Hopefully some of you got a chance to watch the match live like I did, or the replay Sunday morning and were able to notice in Garcia-Lopez what caught my eye during the practice session in Delray Beach.
Murray did not play poorly. Gracia-Lopez simply outplayed him. He showed the same incredible mixture of power and control that was on display at the Delray Beach practice courts. But most importantly, he kept it together mentally.
I have seen similar matches go the other way. So often the lower-ranked player will dominate during the first set, only to unravel in the second set because they are unable to maintain a high level of play as the match progresses. It happens all the time, but great players are always able to weather the storm. Agassi was the master of weathering the storm because opponents would get so pumped up to play him and bring their "A game" early in the match. Agassi, like the great champion that he was, would always keep his cool knowing that his opponent would not be able to maintain that high level of play. His opponents would eventually self-destruct and Agassi would edge out his opponent after a close first set. Next time you take a look at a draw sheet, check out the score difference between the first and second set of Djokovic's, Nadal's, and Federer's early round matches when playing much lower-ranked players. You will see a pattern repeat itself.
The truth is that I was torn during the entire match because Andy Murray's coach, Ivan Lendl, is a close friend of mine. Plus, I had just spoken to him on the phone only a few hours before the match. I really wanted Andy to win to help him on his quest to become more consistently successful. But on the other hand, I wanted to prove one of the points we made that there is very little separation in ability between a top ten player and a player ranked inside the top one hundred.
From the get-go, Garcia-Lopez came out matching Murray stroke-for-stroke; winning most of the long rallies and hanging on to produce the only break of serve and win the first set 6-4. One of the most impressive moments of the match was when Garcia-Lopez did not fall in the trap of letting his foot of the gas after winning the first. Instead he showed even more mental toughness by breaking Murray's serve in the first game of the second set.
Both announcers were waiting for Garcia-Lopez's wheels to fall off throughout the match, especially when Murray had a few break points early in the second set and in the closing moments of the match. To be honest I did too. A friend of mine, tennis professional Tom Allsopp, also thought that there was no chance that Garcia-Lopez could keep that high level of play, he decided that he liked the odds and placed a legal bet on Murray to prevail during the second set.
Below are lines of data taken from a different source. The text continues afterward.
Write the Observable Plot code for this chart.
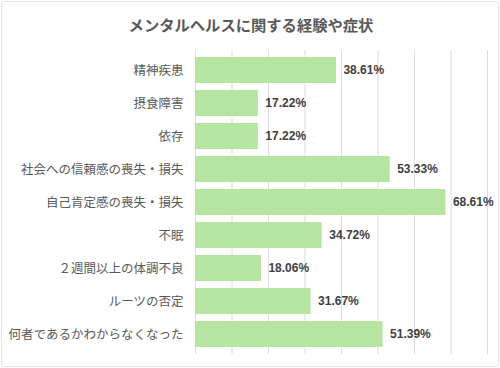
<!DOCTYPE html>
<html>
<head>
<meta charset="utf-8">
<script src="https://cdn.jsdelivr.net/npm/d3@7"></script>
<script src="https://cdn.jsdelivr.net/npm/@observablehq/plot@0.6"></script>
<style>
  html, body { margin: 0; padding: 0; background: #fff; }
  #wrap { position: relative; width: 500px; height: 368px; overflow: hidden; }
  #frame { position: absolute; left: 1px; top: 1px; border: 1px solid #e2e2e2; border-radius: 3px; box-sizing: border-box; width: 498px; height: 366px; pointer-events: none; }
  #title { position: absolute; left: 0; top: 13px; width: 502px; text-align: center; font-family: "Noto Sans CJK JP", sans-serif; font-weight: bold; font-size: 15.3px; line-height: 22px; color: #595959; }
  #chart { position: absolute; left: 0; top: 0; }
</style>
</head>
<body>
<div id="wrap">
  <div id="chart"></div>
  <div id="frame"></div>
  <div id="title">メンタルヘルスに関する経験や症状</div>
</div>
<script>
const categories = [
  "精神疾患",
  "摂食障害",
  "依存",
  "社会への信頼感の喪失・損失",
  "自己肯定感の喪失・損失",
  "不眠",
  "２週間以上の体調不良",
  "ルーツの否定",
  "何者であるかわからなくなった"
];
const values = [38.61, 17.22, 17.22, 53.33, 68.61, 34.72, 18.06, 31.67, 51.39];
const gridTicks = [0, 10, 20, 30, 40, 50, 60, 70, 80];

const data = categories.map((c, i) => ({label: c, value: values[i]}));

const chart = Plot.plot({
  width: 500,
  height: 368,
  marginTop: 50,
  marginBottom: 14,
  marginLeft: 195,
  marginRight: 13,
  style: {fontFamily: "'Noto Sans CJK JP', sans-serif", background: "transparent"},
  x: {domain: [0, 80], axis: null},
  y: {domain: categories, padding: 0.21, label: null, tickSize: 0, tickPadding: 12},
  marks: [
    Plot.ruleX(gridTicks, {x: d => d, stroke: "#dcdcdc", strokeWidth: 1}),
    Plot.barX(data, {x: "value", y: "label", fill: "#b5e5a1"}),
    Plot.axisY({tickSize: 0, tickPadding: 12, fontSize: 12.5, color: "#595959", label: null}),
    Plot.text(data, {
      x: "value", y: "label",
      text: d => d.value.toFixed(2) + "%",
      dx: 7, textAnchor: "start",
      fontWeight: "bold", fontSize: 12, fill: "#404040",
      fontFamily: "'Liberation Sans', Arial, sans-serif"
    })
  ]
});
document.getElementById("chart").appendChild(chart);
</script>
</body>
</html>
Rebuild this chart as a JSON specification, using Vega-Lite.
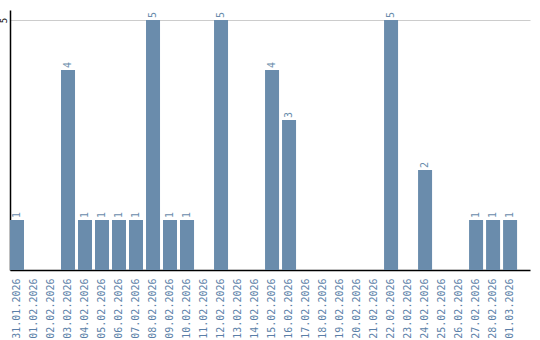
{
  "$schema": "https://vega.github.io/schema/vega-lite/v6.json",
  "autosize": "none",
  "width": 520,
  "height": 260,
  "padding": {"left": 10, "top": 10, "right": 10, "bottom": 70},
  "background": "white",
  "config": {"view": {"stroke": null}, "font": "DejaVu Sans Mono"},
  "data": {
    "values": [
      {"date": "31.01.2026", "count": 1},
      {"date": "01.02.2026", "count": 0},
      {"date": "02.02.2026", "count": 0},
      {"date": "03.02.2026", "count": 4},
      {"date": "04.02.2026", "count": 1},
      {"date": "05.02.2026", "count": 1},
      {"date": "06.02.2026", "count": 1},
      {"date": "07.02.2026", "count": 1},
      {"date": "08.02.2026", "count": 5},
      {"date": "09.02.2026", "count": 1},
      {"date": "10.02.2026", "count": 1},
      {"date": "11.02.2026", "count": 0},
      {"date": "12.02.2026", "count": 5},
      {"date": "13.02.2026", "count": 0},
      {"date": "14.02.2026", "count": 0},
      {"date": "15.02.2026", "count": 4},
      {"date": "16.02.2026", "count": 3},
      {"date": "17.02.2026", "count": 0},
      {"date": "18.02.2026", "count": 0},
      {"date": "19.02.2026", "count": 0},
      {"date": "20.02.2026", "count": 0},
      {"date": "21.02.2026", "count": 0},
      {"date": "22.02.2026", "count": 5},
      {"date": "23.02.2026", "count": 0},
      {"date": "24.02.2026", "count": 2},
      {"date": "25.02.2026", "count": 0},
      {"date": "26.02.2026", "count": 0},
      {"date": "27.02.2026", "count": 1},
      {"date": "28.02.2026", "count": 1},
      {"date": "01.03.2026", "count": 1}
    ]
  },
  "encoding": {
    "x": {
      "field": "date", "type": "nominal", "sort": null,
      "scale": {"paddingInner": 0.176, "paddingOuter": 0.38, "align": 0},
      "axis": {
        "title": null, "labelAngle": 270, "labelAlign": "right", "labelBaseline": "middle",
        "ticks": false, "domainColor": "black", "domainWidth": 1.5, "labelPadding": 8,
        "labelColor": "#5b7fa8", "labelFont": "DejaVu Sans Mono", "labelFontSize": 10
      }
    },
    "y": {
      "field": "count", "type": "quantitative",
      "scale": {"domain": [0, 5.2], "nice": false},
      "axis": {
        "title": null, "values": [5], "grid": true, "gridColor": "#cccccc", "gridWidth": 1,
        "ticks": false, "domainColor": "black", "domainWidth": 1.5,
        "labelAngle": 270, "labelAlign": "center", "labelBaseline": "bottom", "labelPadding": 2,
        "labelColor": "black", "labelFont": "DejaVu Sans Mono", "labelFontSize": 9
      }
    }
  },
  "layer": [
    {"mark": {"type": "bar", "color": "#6a8cac"}},
    {
      "transform": [{"filter": "datum.count > 0"}],
      "mark": {"type": "text", "angle": 270, "align": "left", "baseline": "middle", "dx": 2, "color": "#6a8cac", "font": "DejaVu Sans Mono", "fontSize": 10},
      "encoding": {"text": {"field": "count", "type": "quantitative"}}
    }
  ]
}
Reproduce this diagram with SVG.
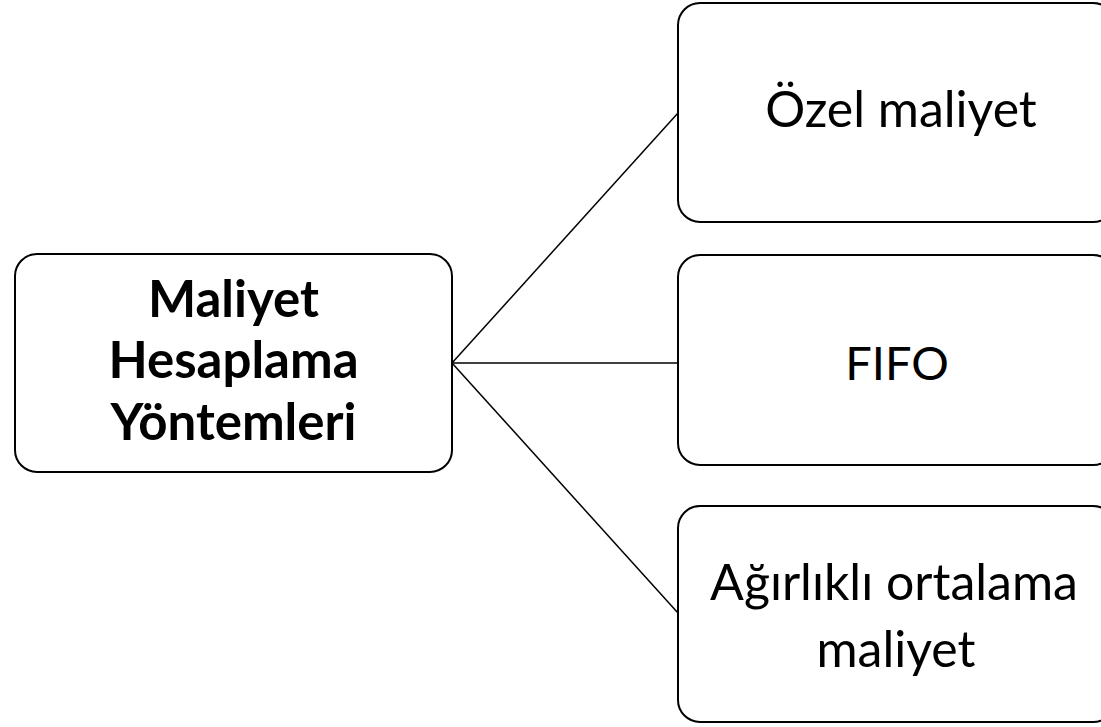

Needless to say we were all wrong, and Garcia-Lopez finished the match strong by holding his serve at love. In the final moments of the match, Garcia-Lopez displayed the variables needed to be a true top ten player and avoided showing any signs of the common curse of being afraid to win.
Did he capture lightning in a bottle for that one night only? Or, will he be able to repeat it over and over? History has shown us how difficult it is for Garcia-Lopez to repeat such high-level performances.
The next round might reveal who Garcia-Lopez really is, and show us why he has not been able to break through into the top ten. This may sound mean-spirited, but there has to be a reason why he has not been able to consistently repeat the high-caliber play he displayed last Saturday night against Murray. He got to number 23 in the world early last year after 10 years on tour but found his way back down just inside top 100 by the year's end at number 93.
I do wish him the best of luck but reality might rear its ugly head in this coming match or in the round after that and show us that raw talent can only take you so far.
Garcia-Lopez plays young American, Ryan Harrison, tonight at 8:30 PST! You know that I'll be watching.